Return on research investment
The developments of the past decades, including the emergence of an integrated global science system on one side and the growing competition of political systems on the other, as well as the enormously increased political and economic interest in higher education and research, have led to significant transformations of competition in higher education and the emergence of new forms of collaboration among universities.
Positioning universities as key knowledge institutions, Maassen pointed to a London Economics study earlier this year, which found that Cambridge University generated £11.70 (US$14.5) of economic impact for every £1 it spent, and that it generated £12.65 million (US$15.7 million) in economic impact across the United Kingdom for every £1 million of publicly funded research income it received.
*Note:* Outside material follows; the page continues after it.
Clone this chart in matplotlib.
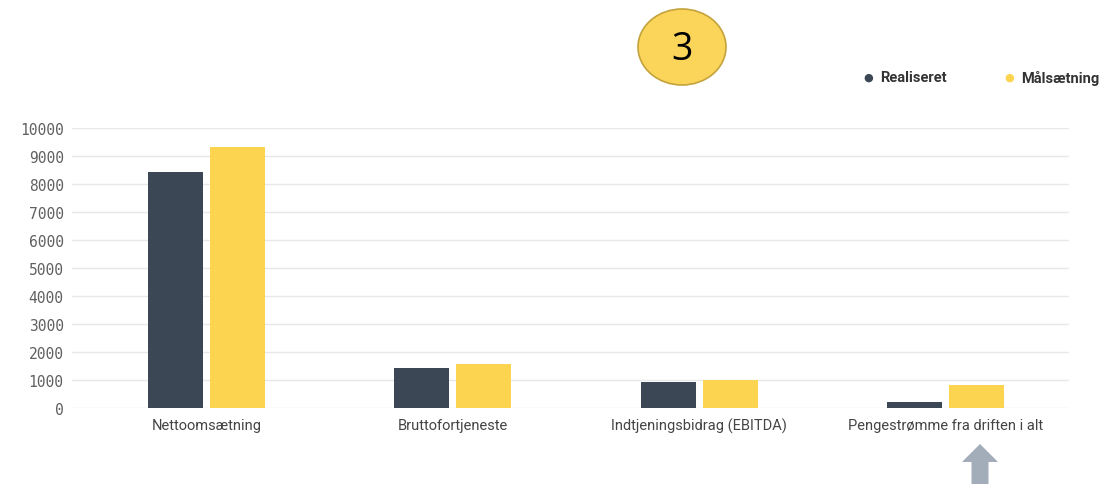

“Cambridge is very proud to say that their annual economic impact is ‘four times that of the Premier League’s £30 billion’ through a combination of research, entrepreneurial activities, tourism and enhanced value that graduates bring to employment.”
In a similar study in 2018, the Bureau for Economic Research calculated that Stellenbosch University had a positive impact of ZAR5.6 billion (then about US$425.6 million) on the economy of the town and surrounding areas.
More than 15% of production and more than 18% of gross value generated in the local economy was stimulated by the presence of the university. It also sustained more than 13,000 full-time job equivalents – or 21% of formal and 8.7% of informal job opportunities – in the local economy.
The opportunity coming Africa’s way via the EU is another expression of global rivalry around the continent. Its other suitors include China, Russia and Japan.
At the China-Africa Cooperation Summit in 2018, China pledged US$60 billion towards development in Africa. A new multi-year government programme for China-Africa education cooperation has a preliminary budget equivalent to US$15 billion. And China has a major new programme for investing in African higher education. China also builds cultural and political capital on the continent via its Confucius Institutes.
The Russia-Africa Summit in 2019 had the topic, ‘Russia and Africa: Science, Education and Innovation for Economic Development’. Russia’s foreign policy, however, has divided Africa. Three years later, the war in Ukraine divided Africa. South Africa was one of 17 African nations to abstain from a United Nations resolution in demanding that Russia withdraw from Ukraine.
Japan’s official development assistance to Africa amounts to US$30 billion, including higher education investments of ZAR1.8 billion, educating 300,000 students.